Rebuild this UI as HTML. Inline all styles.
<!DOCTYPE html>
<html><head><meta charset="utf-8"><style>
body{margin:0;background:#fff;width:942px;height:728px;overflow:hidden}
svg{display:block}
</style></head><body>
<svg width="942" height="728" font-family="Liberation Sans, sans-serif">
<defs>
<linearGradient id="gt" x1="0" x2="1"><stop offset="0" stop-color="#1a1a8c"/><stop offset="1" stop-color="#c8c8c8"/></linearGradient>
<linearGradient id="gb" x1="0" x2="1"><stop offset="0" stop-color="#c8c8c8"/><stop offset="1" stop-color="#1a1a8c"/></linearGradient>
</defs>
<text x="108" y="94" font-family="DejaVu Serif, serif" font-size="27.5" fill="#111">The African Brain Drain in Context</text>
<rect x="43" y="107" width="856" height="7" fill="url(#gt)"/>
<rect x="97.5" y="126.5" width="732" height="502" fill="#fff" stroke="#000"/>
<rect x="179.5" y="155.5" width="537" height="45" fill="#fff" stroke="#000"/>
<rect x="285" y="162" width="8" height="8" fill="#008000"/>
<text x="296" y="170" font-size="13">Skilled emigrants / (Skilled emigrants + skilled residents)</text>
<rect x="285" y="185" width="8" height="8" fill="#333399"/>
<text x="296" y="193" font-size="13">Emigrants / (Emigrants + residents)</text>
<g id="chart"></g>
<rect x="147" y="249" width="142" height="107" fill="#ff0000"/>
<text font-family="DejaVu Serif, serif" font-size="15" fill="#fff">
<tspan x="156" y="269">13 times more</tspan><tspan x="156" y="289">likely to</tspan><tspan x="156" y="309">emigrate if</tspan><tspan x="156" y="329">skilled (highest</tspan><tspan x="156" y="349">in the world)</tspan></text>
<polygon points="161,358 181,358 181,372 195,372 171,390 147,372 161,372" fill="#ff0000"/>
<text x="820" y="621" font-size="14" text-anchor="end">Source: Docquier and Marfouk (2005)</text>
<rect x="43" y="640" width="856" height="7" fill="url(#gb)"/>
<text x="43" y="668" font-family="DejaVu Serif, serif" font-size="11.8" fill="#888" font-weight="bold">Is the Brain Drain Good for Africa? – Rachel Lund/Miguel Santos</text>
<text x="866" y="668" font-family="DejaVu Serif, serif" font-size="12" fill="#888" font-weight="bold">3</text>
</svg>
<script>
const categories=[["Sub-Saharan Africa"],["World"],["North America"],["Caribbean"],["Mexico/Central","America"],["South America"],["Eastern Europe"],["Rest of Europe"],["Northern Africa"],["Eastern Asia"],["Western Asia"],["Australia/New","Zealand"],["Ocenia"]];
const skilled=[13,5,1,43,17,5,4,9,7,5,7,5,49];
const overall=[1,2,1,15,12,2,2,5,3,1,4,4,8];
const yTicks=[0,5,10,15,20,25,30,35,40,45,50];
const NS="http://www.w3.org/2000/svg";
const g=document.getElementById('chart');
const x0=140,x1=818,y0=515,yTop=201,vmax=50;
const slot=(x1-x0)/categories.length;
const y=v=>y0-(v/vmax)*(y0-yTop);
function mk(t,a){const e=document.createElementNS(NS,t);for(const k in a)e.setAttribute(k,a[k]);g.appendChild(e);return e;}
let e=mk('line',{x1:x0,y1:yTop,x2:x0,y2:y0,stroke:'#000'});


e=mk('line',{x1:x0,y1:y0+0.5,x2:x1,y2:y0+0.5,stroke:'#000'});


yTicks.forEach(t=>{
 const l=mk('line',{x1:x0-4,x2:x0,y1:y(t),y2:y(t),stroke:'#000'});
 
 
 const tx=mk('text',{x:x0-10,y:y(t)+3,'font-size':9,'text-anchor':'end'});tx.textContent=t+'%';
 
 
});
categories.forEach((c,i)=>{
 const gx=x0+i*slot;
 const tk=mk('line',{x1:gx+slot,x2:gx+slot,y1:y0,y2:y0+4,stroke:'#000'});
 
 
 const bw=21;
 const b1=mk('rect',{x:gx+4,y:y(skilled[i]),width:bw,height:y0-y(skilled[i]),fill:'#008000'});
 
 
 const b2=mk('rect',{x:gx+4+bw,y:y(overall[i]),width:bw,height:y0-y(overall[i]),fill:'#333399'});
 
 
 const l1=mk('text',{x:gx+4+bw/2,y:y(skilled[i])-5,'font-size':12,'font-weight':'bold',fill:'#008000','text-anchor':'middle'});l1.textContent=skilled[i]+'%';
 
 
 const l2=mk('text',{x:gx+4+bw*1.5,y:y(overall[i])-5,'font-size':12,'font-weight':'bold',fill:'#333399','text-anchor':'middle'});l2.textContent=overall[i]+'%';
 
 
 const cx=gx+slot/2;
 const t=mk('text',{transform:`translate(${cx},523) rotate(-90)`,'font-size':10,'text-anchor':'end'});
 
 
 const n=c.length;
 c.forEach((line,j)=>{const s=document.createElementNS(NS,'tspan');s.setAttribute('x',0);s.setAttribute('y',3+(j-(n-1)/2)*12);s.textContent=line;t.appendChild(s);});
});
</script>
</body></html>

■ ■ ■ ■

▸ WORK REQUIRED:
Copy each line of the data exactly, leaving nothing out.

▸ IN RESPONSE:
Rebuild this UI as HTML. Inline all styles.
<!DOCTYPE html>
<html><head><meta charset="utf-8"><style>
body{margin:0;background:#fff;width:942px;height:728px;overflow:hidden}
svg{display:block}
</style></head><body>
<svg width="942" height="728" font-family="Liberation Sans, sans-serif">
<defs>
<linearGradient id="gt" x1="0" x2="1"><stop offset="0" stop-color="#1a1a8c"/><stop offset="1" stop-color="#c8c8c8"/></linearGradient>
<linearGradient id="gb" x1="0" x2="1"><stop offset="0" stop-color="#c8c8c8"/><stop offset="1" stop-color="#1a1a8c"/></linearGradient>
</defs>
<text x="108" y="94" font-family="DejaVu Serif, serif" font-size="27.5" fill="#111">The African Brain Drain in Context</text>
<rect x="43" y="107" width="856" height="7" fill="url(#gt)"/>
<rect x="97.5" y="126.5" width="732" height="502" fill="#fff" stroke="#000"/>
<rect x="179.5" y="155.5" width="537" height="45" fill="#fff" stroke="#000"/>
<rect x="285" y="162" width="8" height="8" fill="#008000"/>
<text x="296" y="170" font-size="13">Skilled emigrants / (Skilled emigrants + skilled residents)</text>
<rect x="285" y="185" width="8" height="8" fill="#333399"/>
<text x="296" y="193" font-size="13">Emigrants / (Emigrants + residents)</text>
<g id="chart"></g>
<rect x="147" y="249" width="142" height="107" fill="#ff0000"/>
<text font-family="DejaVu Serif, serif" font-size="15" fill="#fff">
<tspan x="156" y="269">13 times more</tspan><tspan x="156" y="289">likely to</tspan><tspan x="156" y="309">emigrate if</tspan><tspan x="156" y="329">skilled (highest</tspan><tspan x="156" y="349">in the world)</tspan></text>
<polygon points="161,358 181,358 181,372 195,372 171,390 147,372 161,372" fill="#ff0000"/>
<text x="820" y="621" font-size="14" text-anchor="end">Source: Docquier and Marfouk (2005)</text>
<rect x="43" y="640" width="856" height="7" fill="url(#gb)"/>
<text x="43" y="668" font-family="DejaVu Serif, serif" font-size="11.8" fill="#888" font-weight="bold">Is the Brain Drain Good for Africa? – Rachel Lund/Miguel Santos</text>
<text x="866" y="668" font-family="DejaVu Serif, serif" font-size="12" fill="#888" font-weight="bold">3</text>
</svg>
<script>
const categories=[["Sub-Saharan Africa"],["World"],["North America"],["Caribbean"],["Mexico/Central","America"],["South America"],["Eastern Europe"],["Rest of Europe"],["Northern Africa"],["Eastern Asia"],["Western Asia"],["Australia/New","Zealand"],["Ocenia"]];
const skilled=[13,5,1,43,17,5,4,9,7,5,7,5,49];
const overall=[1,2,1,15,12,2,2,5,3,1,4,4,8];
const yTicks=[0,5,10,15,20,25,30,35,40,45,50];
const NS="http://www.w3.org/2000/svg";
const g=document.getElementById('chart');
const x0=140,x1=818,y0=515,yTop=201,vmax=50;
const slot=(x1-x0)/categories.length;
const y=v=>y0-(v/vmax)*(y0-yTop);
function mk(t,a){const e=document.createElementNS(NS,t);for(const k in a)e.setAttribute(k,a[k]);g.appendChild(e);return e;}
let e=mk('line',{x1:x0,y1:yTop,x2:x0,y2:y0,stroke:'#000'});


e=mk('line',{x1:x0,y1:y0+0.5,x2:x1,y2:y0+0.5,stroke:'#000'});


yTicks.forEach(t=>{
 const l=mk('line',{x1:x0-4,x2:x0,y1:y(t),y2:y(t),stroke:'#000'});
 
 
 const tx=mk('text',{x:x0-10,y:y(t)+3,'font-size':9,'text-anchor':'end'});tx.textContent=t+'%';
 
 
});
categories.forEach((c,i)=>{
 const gx=x0+i*slot;
 const tk=mk('line',{x1:gx+slot,x2:gx+slot,y1:y0,y2:y0+4,stroke:'#000'});
 
 
 const bw=21;
 const b1=mk('rect',{x:gx+4,y:y(skilled[i]),width:bw,height:y0-y(skilled[i]),fill:'#008000'});
 
 
 const b2=mk('rect',{x:gx+4+bw,y:y(overall[i]),width:bw,height:y0-y(overall[i]),fill:'#333399'});
 
 
 const l1=mk('text',{x:gx+4+bw/2,y:y(skilled[i])-5,'font-size':12,'font-weight':'bold',fill:'#008000','text-anchor':'middle'});l1.textContent=skilled[i]+'%';
 
 
 const l2=mk('text',{x:gx+4+bw*1.5,y:y(overall[i])-5,'font-size':12,'font-weight':'bold',fill:'#333399','text-anchor':'middle'});l2.textContent=overall[i]+'%';
 
 
 const cx=gx+slot/2;
 const t=mk('text',{transform:`translate(${cx},523) rotate(-90)`,'font-size':10,'text-anchor':'end'});
 
 
 const n=c.length;
 c.forEach((line,j)=>{const s=document.createElementNS(NS,'tspan');s.setAttribute('x',0);s.setAttribute('y',3+(j-(n-1)/2)*12);s.textContent=line;t.appendChild(s);});
});
</script>
</body></html>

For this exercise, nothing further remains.